Aurelio De Laurentis thinks little of the Coppa Italia. "If it were up to me, I'd have it abandoned," said the Napoli president after watching his club get eliminated from Italy's domestic knockout competition in midweek. He thought little better of the refereeing during Juventus' 3-0 win against the Neapolitans, either. "We were penalised by the outcome," he huffed.
De Laurentis, a film producer and impresario, would not directly say the Coppa Italia had assumed smaller proportions on Napoli's horizons. But the Serie A league table spells that out for him. His club sit in fourth place this morning, level on points with third-placed Juventus and on course to qualify at least for the preliminary rounds of next season's Champions League.

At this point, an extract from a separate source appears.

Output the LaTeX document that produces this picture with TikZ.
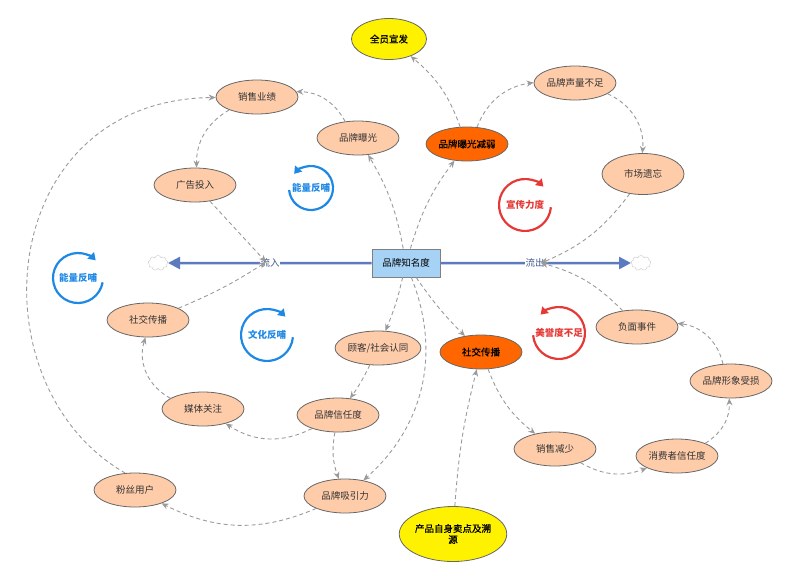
\documentclass[tikz,border=0pt]{standalone}
\usepackage{fontspec}
\setmainfont{Noto Sans CJK SC}
\newfontfamily\semibold{Noto Sans CJK SC}[FakeBold=0.9]
\usetikzlibrary{shapes.geometric, shapes.symbols, arrows.meta}
\definecolor{peach}{HTML}{FFCCAA}
\definecolor{hotorange}{HTML}{FF6600}
\definecolor{boxblue}{HTML}{A6D2F5}
\definecolor{flowblue}{HTML}{5B7BBE}
\definecolor{loopblue}{HTML}{1E88E5}
\definecolor{loopred}{HTML}{E53935}
\definecolor{linkgray}{HTML}{9A9A9A}

\begin{document}
\begin{tikzpicture}[x=1pt, y=1pt, font=\fontsize{9.5}{11}\selectfont,
    aux/.style={ellipse, draw=black!60, line width=0.8pt, fill=peach, text=black!80,
      minimum width=82pt, minimum height=34pt, inner sep=0pt},
    hot/.style={aux, fill=hotorange, text=black, font=\fontsize{9.5}{11}\selectfont\semibold},
    lever/.style={aux, fill=yellow, text=black, font=\fontsize{9.5}{11}\selectfont\semibold},
    stock/.style={rectangle, draw=black!50, line width=1pt, fill=boxblue,
      minimum width=68pt, minimum height=28pt},
    sky/.style={cloud, cloud puffs=9, draw=black!22, fill=white,
      minimum width=20pt, minimum height=15pt, inner sep=0pt},
    flow/.style={flowblue, line width=2.5pt, -{Triangle[length=12pt, width=12pt]}},
    valve/.style={fill=white, text=flowblue!75!black, inner sep=0.5pt},
    link/.style={linkgray, line width=0.9pt, dash pattern=on 4pt off 3pt,
      -{Stealth[length=7pt, width=6pt]}},
    loopb/.style={loopblue, line width=2.2pt, -{Triangle[length=7pt, width=9pt]}},
    loopr/.style={loopred, line width=2.2pt, -{Triangle[length=7pt, width=9pt]}},
    looptext/.style={font=\fontsize{9.5}{11}\selectfont\bfseries, inner sep=0pt}]

  \useasboundingbox (0,0) rectangle (800,-582);

  \foreach \n/\x/\y/\t in {sales/257/97/销售业绩, brandexp/358/138/品牌曝光,
      ads/195/185/广告投入, voice/575/83/品牌声量不足, socialL/148/320/社交传播,
      media/203/409/媒体关注, fans/135/490/粉丝用户, trust/338/415/品牌信任度,
      attract/345/496/品牌吸引力, identity/378/348/{顾客/社会认同},
      negevent/637/327/负面事件, image/731/381/品牌形象受损,
      salesdown/555/449/销售减少, ctrust/677/456/消费者信任度} {
    \node[aux] (\n) at (\x,-\y) {\t};
  }
  \node[aux, minimum height=41pt] (forget) at (643,-174) {市场遗忘};
  \node[hot] (expdown) at (467,-144) {品牌曝光减弱};
  \node[hot] (socialO) at (481,-352) {社交传播};
  \node[lever, minimum width=75pt, minimum height=41pt] (allhands) at (389,-39) {全员宣发};
  \node[lever, minimum width=81pt, minimum height=55pt, align=center] (product) at (453,-534)
    {产品自身卖点及溯\\源};

  \node[stock] (awareness) at (406,-263) {品牌知名度};
  \node[sky] (skyL) at (158,-263) {};
  \node[sky] (skyR) at (641,-263) {};
  \draw[flow] (awareness.west) -- (skyL.east);
  \draw[flow] (awareness.east) -- (skyR.west);
  \node[valve] (inflow) at (270,-263) {流入};
  \node[valve] (outflow) at (535,-263) {流出};
  \coordinate (cin) at (266,-262);
  \coordinate (cout) at (541,-263);

  \foreach \a/\b/\ang in {brandexp/sales/-30, sales/ads/-30, ads/cin/0, socialL/cin/-5,
      media/socialL/40, trust/media/30, trust/attract/-15, attract/fans/25,
      identity/trust/5, awareness/identity/5, awareness/socialO/-5,
      awareness/attract/35, awareness/brandexp/-10, awareness/expdown/10,
      expdown/allhands/-15, expdown/voice/30, voice/forget/35, forget/cout/15,
      negevent/cout/-15, image/negevent/-35, ctrust/image/-30,
      salesdown/ctrust/-25, socialO/salesdown/-15, product/socialO/5} {
    \draw[link] (\a) to[bend left=\ang] (\b);
  }
  \draw[link] (fans.120) .. controls (-28,-385) and (-5,-100) .. (sales);

  \node[looptext, text=loopblue] (loopA) at (311,-188) {能量反哺};
  \node[looptext, text=loopblue] (loopB) at (78,-278) {能量反哺};
  \node[looptext, text=loopblue] (loopC) at (267,-335) {文化反哺};
  \node[looptext, text=loopred] (loopD) at (525,-205) {宣传力度};
  \node[looptext, text=loopred] (loopE) at (559,-333) {美誉度不足};
  \draw[loopb] (loopA) ++(185:22) arc[start angle=185, end angle=500, radius=22];
  \draw[loopb] (loopB) ++(-10:25) arc[start angle=-10, end angle=-315, radius=25];
  \draw[loopb] (loopC) ++(-5:26) arc[start angle=-5, end angle=-315, radius=26];
  \draw[loopr] (loopD) ++(-5:26) arc[start angle=-5, end angle=-315, radius=26];
  \draw[loopr] (loopE) ++(185:26) arc[start angle=185, end angle=495, radius=26];
\end{tikzpicture}
\end{document}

Their form, at least until last Wednesday's hiccup in the cup, has been fabulous. Defeat against Juve was their only loss in their last 13 matches, and they host Palermo this evening in a meeting of two sides on something of a roll. Both have dropped only two points of the last 15 available to them.

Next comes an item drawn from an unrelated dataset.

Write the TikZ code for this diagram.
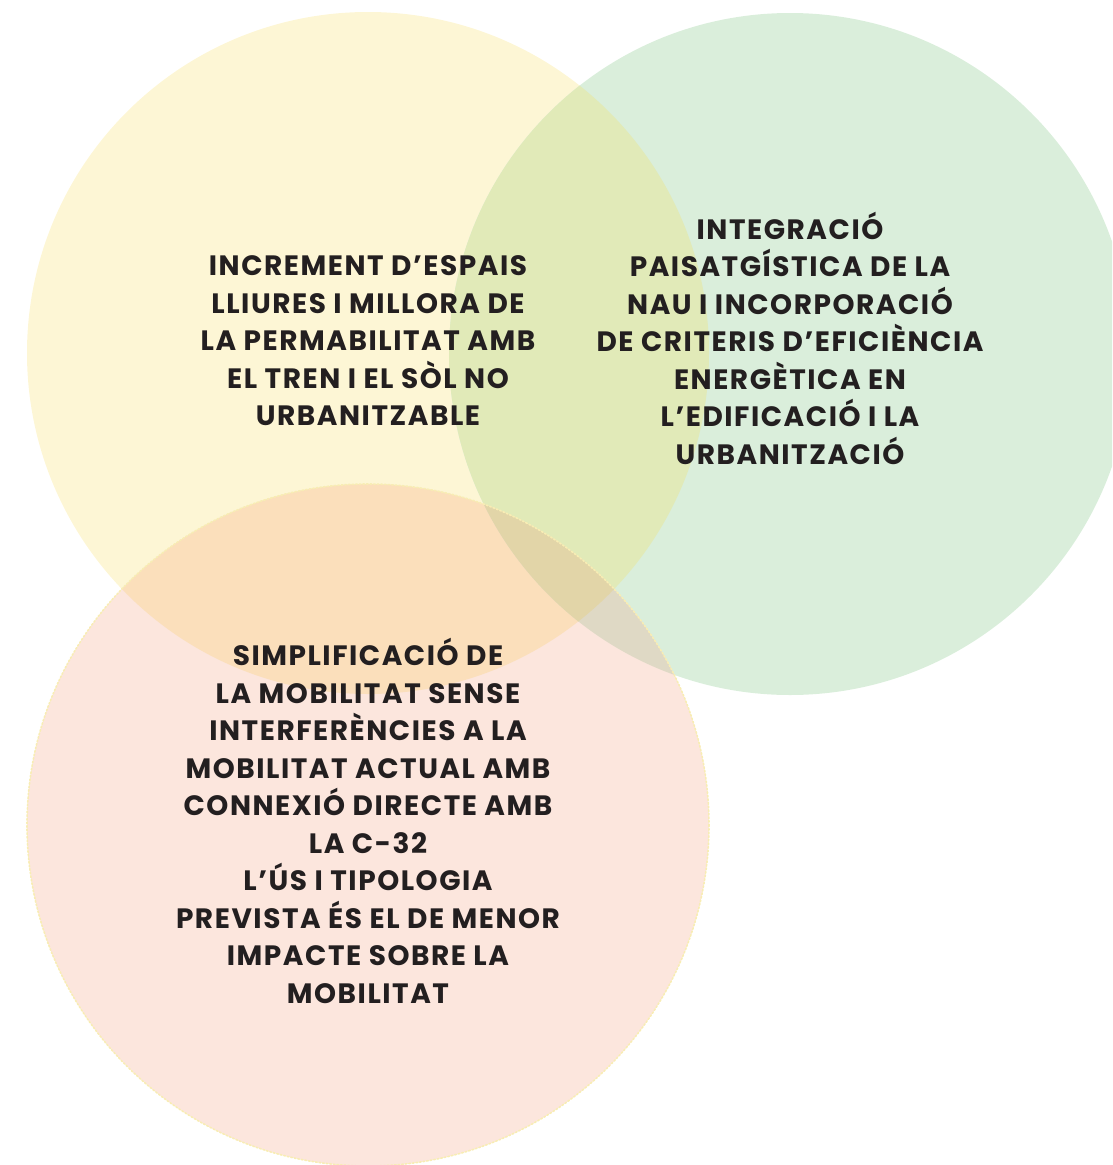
\documentclass[tikz,border=0pt]{standalone}
\usepackage{fontspec}
\setmainfont{Poppins}[LetterSpace=5.5]
\definecolor{yellowfill}{HTML}{FDF6D5}
\definecolor{greenfill}{HTML}{DAEEDB}
\definecolor{pinkfill}{HTML}{FCE6DD}
\definecolor{yellowgreen}{HTML}{E1EAB8}
\definecolor{yellowpink}{HTML}{FBDFBB}
\definecolor{greenpink}{HTML}{DFD9C5}
\definecolor{allthree}{HTML}{E2D5A8}
\definecolor{pinkedge}{HTML}{F8EDB4}
\definecolor{textdark}{HTML}{231F20}
\begin{document}
\begin{tikzpicture}[x=1pt, y=-1pt, line cap=round, line join=round,
	goal/.style={align=center, text=textdark, inner sep=0pt,
		font=\bfseries\fontsize{28}{37.5}\selectfont}]
\useasboundingbox (0,0) rectangle (1112,1165);
\clip (0,0) rectangle (1112,1165);
%========================
% circles
%========================
\def\rad{341}
\coordinate (yellowc) at (368,353);
\coordinate (greenc) at (790,354);
\coordinate (pinkc) at (368,825);

\fill[yellowfill] (yellowc) circle (\rad);
\fill[greenfill] (greenc) circle (\rad);
\fill[pinkfill] (pinkc) circle (\rad);

% overlaps
\begin{scope}
	\clip (yellowc) circle (\rad);
	\fill[yellowgreen] (greenc) circle (\rad);
	\fill[yellowpink] (pinkc) circle (\rad);
\end{scope}
\begin{scope}
	\clip (greenc) circle (\rad);
	\fill[greenpink] (pinkc) circle (\rad);
	\clip (yellowc) circle (\rad);
	\fill[allthree] (pinkc) circle (\rad);
\end{scope}

% dotted rim of the bottom circle
\draw[pinkedge, line width=1.6pt, dotted] (pinkc) circle (\rad);

%========================
% texts
%========================
\node[goal] (espais) at (368,341) {INCREMENT D’ESPAIS\\LLIURES I MILLORA DE\\LA PERMABILITAT AMB\\EL TREN I EL SÒL NO\\URBANITZABLE};
\node[goal] (paisatge) at (790,338) {INTEGRACIÓ\\PAISATGÍSTICA DE LA\\NAU I INCORPORACIÓ\\DE CRITERIS D’EFICIÈNCIA\\ENERGÈTICA EN\\L’EDIFICACIÓ I LA\\URBANITZACIÓ};
\node[goal] (mobilitat) at (368,821) {SIMPLIFICACIÓ DE\\LA MOBILITAT SENSE\\INTERFERÈNCIES A LA\\MOBILITAT ACTUAL AMB\\CONNEXIÓ DIRECTE AMB\\LA C-32\\L’ÚS I TIPOLOGIA\\PREVISTA ÉS EL DE MENOR\\IMPACTE SOBRE LA\\MOBILITAT};
\end{tikzpicture}
\end{document}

Napoli's is much more of a revival. After they lost the opening match of the league season in Sicily to Palermo, the then head coach Roberto Donadoni presided over a further three defeats in his next six Serie A outings. De Laurentis swiftly ushered him towards the exit door. Walter Mazzarri, who was available after leaving Sampdoria in the summer, promptly took over with a victory against Bologna. He has not lost a league match since the first week of October.
Mazzarri's appointment looks more and more inspired. He knew the place well enough already, having started his coaching career at the club as assistant to Renzo Ulivieri some 10 years earlier. The decade in between has been a trek around smaller clubs, with Mazzarri mostly over achieving with them. He was behind Livorno's promotion to Serie A in 2004, spent much of the next three seasons successfully waging battles against relegation at the helm of Reggina and in his two campaigns in charge of Sampdoria he delivered a place in the Uefa Cup and then a runners-up medal in the Coppa Italia, a competition he would value a little more highly than De Laurentis does.

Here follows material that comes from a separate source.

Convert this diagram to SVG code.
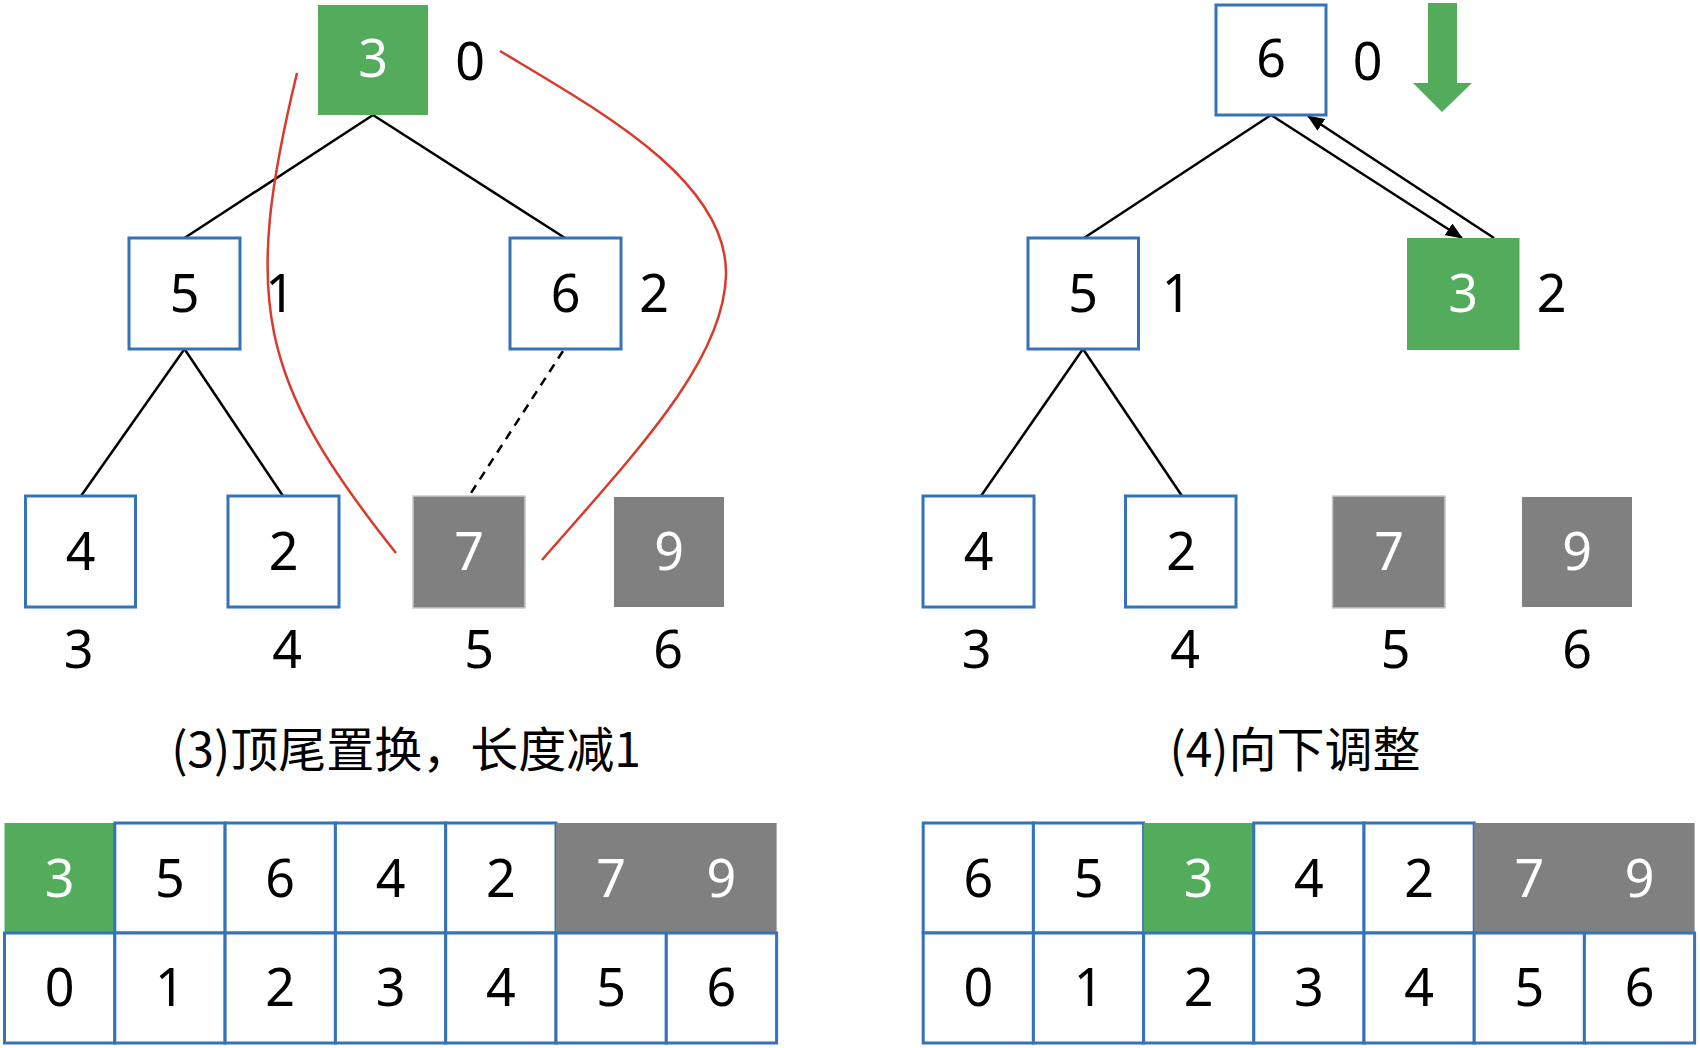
<svg xmlns="http://www.w3.org/2000/svg" width="1700" height="1048" viewBox="0 0 1700 1048">
<style>
.d{font-family:"Noto Sans","DejaVu Sans",sans-serif;font-size:52px;text-anchor:middle;fill:#000}
.w{fill:#fff}
.cap{font-family:"Noto Sans CJK SC","Noto Sans",sans-serif;font-size:48px;text-anchor:middle;fill:#000}
.bx{fill:#fff;stroke:#3473B7;stroke-width:3}
.gr{fill:#52AC5C}
.gy{fill:#808080}
.ln{stroke:#000;stroke-width:2.5;fill:none}
.rd{stroke:#D93A2B;stroke-width:2.5;fill:none}
</style>
<defs>
<marker id="ah" markerUnits="userSpaceOnUse" markerWidth="18" markerHeight="14" refX="16" refY="7" orient="auto">
<path d="M0,0 L17,7 L0,14 Z" fill="#000"/>
</marker>
</defs>
<rect width="1700" height="1048" fill="#fff"/>

<g id="connectors">
<line class="ln" x1="373" y1="115" x2="184.5" y2="238"/>
<line class="ln" x1="373" y1="115" x2="565" y2="238"/>
<line class="ln" x1="184.5" y1="349" x2="81" y2="496"/>
<line class="ln" x1="184.5" y1="349" x2="283" y2="496"/>
<line class="ln" x1="563" y1="351" x2="469" y2="496" stroke-dasharray="9,7"/>
<path class="rd" d="M297,73 C242,300 258,380 396,553"/>
<path class="rd" d="M500,51 C598,110 728,180 726,275 C724,360 638,450 542,560"/>
<line class="ln" x1="1271" y1="115" x2="1084" y2="238"/>
<line class="ln" x1="1271" y1="115" x2="1462" y2="238" marker-end="url(#ah)"/>
<line class="ln" x1="1494" y1="238" x2="1308" y2="116" marker-end="url(#ah)"/>
<line class="ln" x1="1083" y1="349" x2="981" y2="496"/>
<line class="ln" x1="1083" y1="349" x2="1182" y2="496"/>
</g>

<!-- Left tree -->
<g id="L0"><rect class="gr" x="318" y="5" width="110" height="110"/><text class="d w" x="373" y="77">3</text><text class="d" x="470" y="80">0</text></g>
<g id="L1"><rect class="bx" x="129" y="238" width="111" height="111"/><text class="d" x="184.5" y="312">5</text><text class="d" x="280" y="312">1</text></g>
<g id="L2"><rect class="bx" x="510" y="238" width="111" height="111"/><text class="d" x="565.5" y="312">6</text><text class="d" x="654" y="312">2</text></g>
<g id="L3"><rect class="bx" x="25.5" y="496" width="110" height="111"/><text class="d" x="80.5" y="570">4</text><text class="d" x="78.5" y="668">3</text></g>
<g id="L4"><rect class="bx" x="228" y="496" width="111" height="111"/><text class="d" x="283.5" y="570">2</text><text class="d" x="287" y="668">4</text></g>
<g id="L5"><rect class="gy" x="413" y="496" width="112" height="112" stroke="#c8c8c8" stroke-width="1.5"/><text class="d w" x="469" y="570">7</text><text class="d" x="479" y="668">5</text></g>
<g id="L6"><rect class="gy" x="614" y="497" width="110" height="110"/><text class="d w" x="669" y="570">9</text><text class="d" x="668" y="668">6</text></g>
<g id="cap3"><text class="cap" x="406" y="767">(3)顶尾置换，长度减1</text></g>

<!-- Right tree -->
<g id="R0"><rect class="bx" x="1216" y="5" width="110" height="110"/><text class="d" x="1271" y="77">6</text><text class="d" x="1367.5" y="80">0</text></g>
<g id="arrow"><polygon fill="#52AC5C" points="1428,3 1457,3 1457,83 1472,83 1442,112 1413,83 1428,83"/></g>
<g id="R1"><rect class="bx" x="1028" y="238" width="110.5" height="111"/><text class="d" x="1083" y="312">5</text><text class="d" x="1176.5" y="312">1</text></g>
<g id="R2"><rect class="gr" x="1407" y="238" width="112.5" height="112"/><text class="d w" x="1463" y="312">3</text><text class="d" x="1551.5" y="312">2</text></g>
<g id="R3"><rect class="bx" x="923" y="496" width="111" height="111"/><text class="d" x="978.5" y="570">4</text><text class="d" x="976.5" y="668">3</text></g>
<g id="R4"><rect class="bx" x="1125.5" y="496" width="110.5" height="111"/><text class="d" x="1181" y="570">2</text><text class="d" x="1185" y="668">4</text></g>
<g id="R5"><rect class="gy" x="1332.5" y="496" width="112.5" height="112" stroke="#c8c8c8" stroke-width="1.5"/><text class="d w" x="1389" y="570">7</text><text class="d" x="1395.5" y="668">5</text></g>
<g id="R6"><rect class="gy" x="1522" y="497" width="110" height="110"/><text class="d w" x="1577" y="570">9</text><text class="d" x="1577" y="668">6</text></g>
<g id="cap4"><text class="cap" x="1295" y="767">(4)向下调整</text></g>

<!-- Left array -->
<g id="arrL">
<rect class="gr" x="4.5" y="823" width="110.3" height="110"/>
<rect class="bx" x="114.8" y="823" width="110.3" height="110"/>
<rect class="bx" x="225.1" y="823" width="110.3" height="110"/>
<rect class="bx" x="335.4" y="823" width="110.3" height="110"/>
<rect class="bx" x="445.7" y="823" width="110.3" height="110"/>
<rect class="gy" x="556" y="823" width="220.6" height="110"/>
<rect class="bx" x="4.5" y="933" width="110.3" height="110"/>
<rect class="bx" x="114.8" y="933" width="110.3" height="110"/>
<rect class="bx" x="225.1" y="933" width="110.3" height="110"/>
<rect class="bx" x="335.4" y="933" width="110.3" height="110"/>
<rect class="bx" x="445.7" y="933" width="110.3" height="110"/>
<rect class="bx" x="556" y="933" width="110.3" height="110"/>
<rect class="bx" x="666.3" y="933" width="110.3" height="110"/>
<text class="d w" x="59.6" y="897">3</text>
<text class="d" x="169.9" y="897">5</text>
<text class="d" x="280.2" y="897">6</text>
<text class="d" x="390.5" y="897">4</text>
<text class="d" x="500.8" y="897">2</text>
<text class="d w" x="611.1" y="897">7</text>
<text class="d w" x="721.4" y="897">9</text>
<text class="d" x="59.6" y="1006">0</text>
<text class="d" x="169.9" y="1006">1</text>
<text class="d" x="280.2" y="1006">2</text>
<text class="d" x="390.5" y="1006">3</text>
<text class="d" x="500.8" y="1006">4</text>
<text class="d" x="611.1" y="1006">5</text>
<text class="d" x="721.4" y="1006">6</text>
</g>

<!-- Right array -->
<g id="arrR">
<rect class="bx" x="923.2" y="823" width="110.2" height="110"/>
<rect class="bx" x="1033.4" y="823" width="110.2" height="110"/>
<rect class="gr" x="1143.6" y="823" width="110.2" height="110"/>
<rect class="bx" x="1253.8" y="823" width="110.2" height="110"/>
<rect class="bx" x="1364" y="823" width="110.2" height="110"/>
<rect class="gy" x="1474.2" y="823" width="220.4" height="110"/>
<rect class="bx" x="923.2" y="933" width="110.2" height="110"/>
<rect class="bx" x="1033.4" y="933" width="110.2" height="110"/>
<rect class="bx" x="1143.6" y="933" width="110.2" height="110"/>
<rect class="bx" x="1253.8" y="933" width="110.2" height="110"/>
<rect class="bx" x="1364" y="933" width="110.2" height="110"/>
<rect class="bx" x="1474.2" y="933" width="110.2" height="110"/>
<rect class="bx" x="1584.4" y="933" width="110.2" height="110"/>
<text class="d" x="978.3" y="897">6</text>
<text class="d" x="1088.5" y="897">5</text>
<text class="d w" x="1198.7" y="897">3</text>
<text class="d" x="1308.9" y="897">4</text>
<text class="d" x="1419.1" y="897">2</text>
<text class="d w" x="1529.3" y="897">7</text>
<text class="d w" x="1639.5" y="897">9</text>
<text class="d" x="978.3" y="1006">0</text>
<text class="d" x="1088.5" y="1006">1</text>
<text class="d" x="1198.7" y="1006">2</text>
<text class="d" x="1308.9" y="1006">3</text>
<text class="d" x="1419.1" y="1006">4</text>
<text class="d" x="1529.3" y="1006">5</text>
<text class="d" x="1639.5" y="1006">6</text>
</g>
</svg>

Certainly, the Napoli of Mazzarri play with more self-belief than the Napoli of Donadoni's later days, and there have been specific bad-ges of honour that can be pinned to the chest of the new head coach. His substitutions have been gratifyingly decisive, especially in the higher profile fixtures. Luca Cigarini and German Denis both came off the bench to score in the 2-2 draw against Milan; Jesus Datalo entered the Serie A game at Juventus just before the hour and within seven minutes had set up one goal, and scored another in a vividly celebrated 3-1 win.
The jury is still out on Datalo, the Argentinian midfielder who arrived at Napoli amid great expectations but is seen by Mazzarri as best deployed from the bench. But one celebrated signing coming into his own under the new head coach is Fabio Quagliarella, who joined under Donadoni in the summer. He has four goals from his last five Serie A outings, and good prospects of going to the World Cup with Italy.
In with an outside chance of joining him is Andrea Dossena, newly arrived from Liverpool and regula-rly capped by national coach Marcello Lippi. Dossena could start today although Mazzarri will be reluctant to leave out his usual left back, Gianluca Grava, an unsung hero of the Napoli renaissance. And Dossena may not be the last addition to the roll-call this month, hinted De Laurentis. "I would be interested if you find a good prospect in this market, but it would be a young player for the future, maybe even someone we loan out once we have signed him," explained the club president, adding that he would not do anything to upset the happy equilibrium created by Mazzarri.